The Catholic Church, it is said in an almost intimidatory way, thinks in centuries. That sweeping perspective is, however, unnecessary in relation to the news that Eir has withdrawn from the National Broadband Plan (NBP). The announcement can’t quite be traced back even two decades.
It has its roots in July 1999 when, in a blaze of marketing and more than a frisson of Government-encouraged public greed dressed as informed investor ambition, Eircom was floated on the Irish, London and New York Stock exchanges.
That privatisation was intended to slay an inefficient, public sector behemoth and replace it with an efficient, customer-orientated telecoms company or companies. State-owned monopolies were pushed onto the red list and market-driven competition was the empowering, freeing philosophy of the moment.
In the interim, the company, or what was left of it, has had many owners who, as short-term investors do, asset stripped with abandon. The company was entangled in almost insurmountable debt. Its broadband service, especially in rural areas but in many suburban areas too, was — and often still is — hopelessly inadequate despite being among the most
expensive in Europe. The company was in a difficult position especially if it was to meet the obligations of the NBP and bring a high-speed service to every townland, no matter how remote or thinly-populate.
It has been suggested that the company’s owner Xavier Niel, the French mogul behind Iliad and NJJ, the companies with a controlling 64.5% in Eircom’s ghost, understood this and cast a cold eye on the challenge. Niel is, apparently, more attracted to establishing networks in areas of high population rather than servicing the snipe-grass parishes of rural Ireland. He concentrates on the best opportunities the market offers and as a private businessman need not unduly fret about those outside his target areas.
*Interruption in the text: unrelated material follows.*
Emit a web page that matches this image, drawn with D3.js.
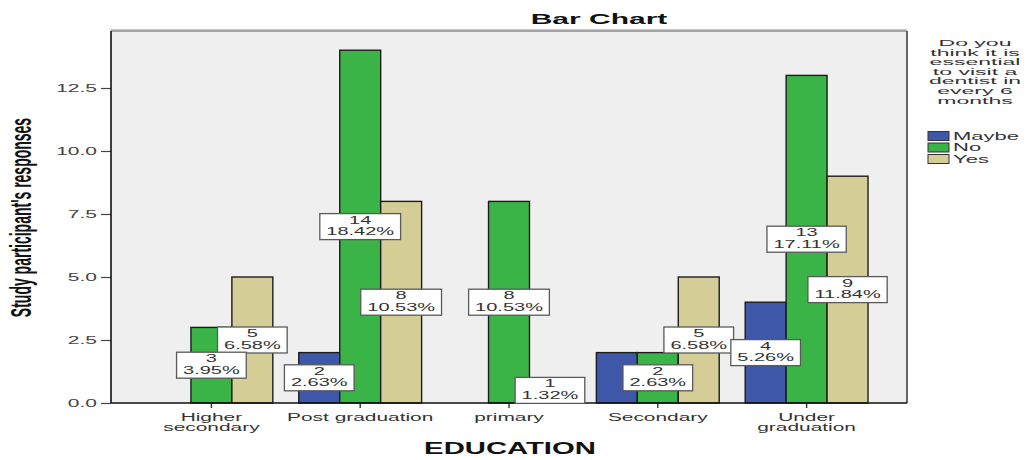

That is one aspect of how the market works but the Eir decision brings another into play. The consortium led by energy group SSE and telecoms firm Enet is now the only entity with an interest in the NBP. This singularity strengthens their hand and weakens the Government’s. They move from being price takers to being a price setter and can use the broadband hopes of the 542,000 homeowners as leverage.
If this seems familiar it is because it is — we are back to where we were almost two decades ago dealing with a powerful monopoly except this time around its sole obligation is profit rather than social advancement. It is familiar too as this is the dynamic behind the housing crisis and the neverending distress in our two-tier hospitals. It is behind and the Carillion scandal and the take-it-or-leave-it prices offered to food producers. Our €64bn bank bailout debt has the same pedigree — as have wage stagnation, vanished job security and the destruction of middle-class wealth.
Against this background, Facebook’s last quarter figures — a $4.3bn profit on revenues of €12.7bn — offer a startling contrast and confirms that if we want to avert the chaos of institutionalised inequity we need to develop a new, fairer capitalism. And, worryingly, it may be later than we think.